In a number of our previous news articles and blog posts we have highlighted the importance of having a properly written Tenancy Agreement for all your lettings as they could help you if there is ever a legal dispute. Furthermore, Tenancy Agreements make it clear to your tenant when they are expected to pay rent, the length of the tenancy and their responsibilities which means that your business is protected during the length of the tenancy.
However, according to property experts in Wyre Forest, Worcestershire, a number of landlords are still failing to include crucial information in their Tenancy Agreements, which is leaving themselves and their businesses open to risk. Discussing the issue, director at Worcestershire property management and letting specialist Premier Places, Julia Williams, said: “Despite a number of high profile advisory campaigns within the industry, I am amazed that we are still seeing large numbers of landlords and tenants who, when looking to break their agreement, realise there is nothing in writing to protect them.”
“In a nutshell, some landlords or tenants simply overlook the need for tenancy protection while others choose to ignore it despite professional advice. But the result remains the same – months of upset hinged on a costly legal dispute for both sides. More than ever it is vital that tenants understand that their agreements are legally binding contacts and they cannot just hand the keys back at the drop of a hat. Many try to do so. And on the other side of the coin it’s vital that landlords understand that there are correct procedures to follow, especially if there is a breach of terms.”

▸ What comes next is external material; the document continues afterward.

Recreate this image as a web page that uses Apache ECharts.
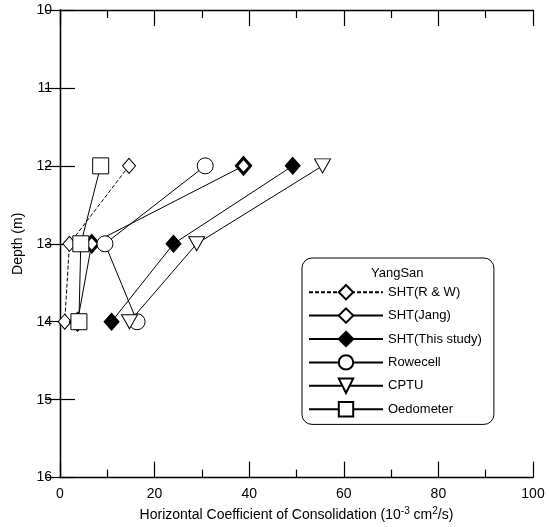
<!DOCTYPE html>
<html>
<head>
<meta charset="utf-8">
<script src="https://cdn.jsdelivr.net/npm/echarts@6/dist/echarts.min.js"></script>
<style>
  html, body { margin: 0; padding: 0; background: #fff; }
  #chart { width: 549px; height: 527px; }
</style>
</head>
<body>
<div id="chart"></div>
<script>
// depths (m) and horizontal coefficient of consolidation (10^-3 cm2/s)
var depths = [12, 13, 14];
var shtRW = [14.6, 2.0, 1.0];
var shtJang = [38.8, 6.7, 3.7];
var shtStudy = [49.2, 24.0, 10.9];
var rowecell = [30.7, 9.5, 16.3];
var cptu = [55.5, 28.9, 14.7];
var oedometer = [8.6, 4.4, 4.0];
var seriesNames = ['SHT(R & W)', 'SHT(Jang)', 'SHT(This study)', 'Rowecell', 'CPTU', 'Oedometer'];

var font = 'Arial, "Liberation Sans", sans-serif';

function pairs(vals) {
    return vals.map(function (v, i) { return [v, depths[i]]; });
}

var dom = document.getElementById('chart');
var myChart = echarts.init(dom);

function mkSeries(name, vals, symbol, size, fill, border, extra) {
    var s = {
        name: name,
        type: 'line',
        xAxisIndex: 0,
        yAxisIndex: 0,
        data: pairs(vals),
        symbol: symbol,
        symbolSize: size,
        showAllSymbol: true,
        lineStyle: { color: '#000', width: 1 },
        itemStyle: { color: fill, borderColor: '#000', borderWidth: border, opacity: 1 },
        emphasis: { disabled: true },
        animation: false
    };
    for (var k in extra) s[k] = extra[k];
    return s;
}

var tickStyle = { color: '#000', width: 1.2 };

var option = {
    animation: false,
    textStyle: { fontFamily: font, color: '#000' },
    grid: { left: 60, right: 16, top: 10, bottom: 49 },
    xAxis: [
        {
            type: 'value',
            min: 0, max: 100, interval: 20,
            position: 'bottom',
            axisLine: { lineStyle: { color: '#000', width: 1.3 } },
            axisTick: { inside: true, length: 16, lineStyle: tickStyle },
            minorTick: { show: true, splitNumber: 2, length: 8, lineStyle: tickStyle },
            splitLine: { show: false },
            axisLabel: { color: '#000', fontSize: 14, fontFamily: font, margin: 10 },
            name: 'Horizontal Coefficient of Consolidation (10{sup|-3} cm{sup|2}/s)',
            nameLocation: 'middle',
            nameGap: 27,
            nameTextStyle: {
                color: '#000', fontSize: 14, fontFamily: font,
                rich: { sup: { fontSize: 10, verticalAlign: 'top', padding: [0, 0, 7, 0], fontFamily: font, color: '#000' } }
            }
        },
        {
            type: 'value',
            min: 0, max: 100, interval: 20,
            position: 'top',
            axisLine: { lineStyle: { color: '#000', width: 1.3 } },
            axisTick: { inside: true, length: 16, lineStyle: tickStyle },
            minorTick: { show: true, splitNumber: 2, length: 8, lineStyle: tickStyle },
            splitLine: { show: false },
            axisLabel: { show: false }
        }
    ],
    yAxis: [
        {
            type: 'value',
            inverse: true,
            min: 10, max: 16, interval: 1,
            position: 'left',
            axisLine: { lineStyle: { color: '#000', width: 1.3 } },
            axisTick: { inside: true, length: 15, lineStyle: tickStyle },
            splitLine: { show: false },
            axisLabel: { color: '#000', fontSize: 14, fontFamily: font, margin: 8 },
            name: 'Depth (m)',
            nameLocation: 'middle',
            nameRotate: 90,
            nameGap: 35,
            nameTextStyle: { color: '#000', fontSize: 14, fontFamily: font }
        },
        {
            type: 'value',
            inverse: true,
            min: 10, max: 16, interval: 1,
            position: 'right',
            axisLine: { lineStyle: { color: '#000', width: 1.3 } },
            axisTick: { inside: true, length: 15, lineStyle: tickStyle },
            splitLine: { show: false },
            axisLabel: { show: false }
        }
    ],
    legend: {
        orient: 'vertical',
        left: 302,
        top: 258,
        padding: [26, 12, 7, 6],
        itemWidth: 74,
        itemHeight: 18,
        itemGap: 7,
        backgroundColor: '#fff',
        borderColor: '#000',
        borderWidth: 1,
        borderRadius: 10,
        symbolRotate: 'inherit',
        selectedMode: false,
        textStyle: { color: '#000', fontSize: 13, fontFamily: font },
        data: seriesNames
    },
    graphic: [
        {
            type: 'text',
            left: 371,
            top: 267,
            z: 100,
            style: { text: 'YangSan', fontSize: 13, fontFamily: font, fill: '#000' }
        }
    ],
    series: [
        mkSeries(seriesNames[0], shtRW, 'diamond', [13, 15], '#fff', 1,
            { lineStyle: { color: '#000', width: 1, type: [4, 2] } }),
        mkSeries(seriesNames[1], shtJang, 'diamond', [14, 16], '#fff', 3, {}),
        mkSeries(seriesNames[2], shtStudy, 'diamond', [15, 17], '#000', 1, {}),
        mkSeries(seriesNames[3], rowecell, 'circle', 16, '#fff', 1, {}),
        mkSeries(seriesNames[4], cptu, 'triangle', [16, 14], '#fff', 1, { symbolRotate: 180 }),
        mkSeries(seriesNames[5], oedometer, 'rect', 16, '#fff', 1, {})
    ]
};

if (option && typeof option === "object") {
    myChart.setOption(option, true);
}
</script>
</body>
</html>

“There is no legal requirement for shorthold tenancies to be in writing and that is one of the reasons why they can be overlooked. But verbal agreements give very little protection. They leave the door open to potential disputes over rent and repairs and it can be very difficult to get a possession order if the tenant breaches their terms. The situation is placing people across Wyre Forest into unnecessary property nightmares. There’s an old saying and it’s appropriate for this situation – a verbal contract isn’t worth the paper it’s printed on.”
Verbal contracts are not only dangerous as they are not legally binding but also because companies such as landlord insurance providers will require you to have written contracts if you contact them needing help. If you are not sure whether your Tenancy Agreement covers everything it should you should contact a professional such as a solicitor or a letting agent who can give you advice and make sure you are protected.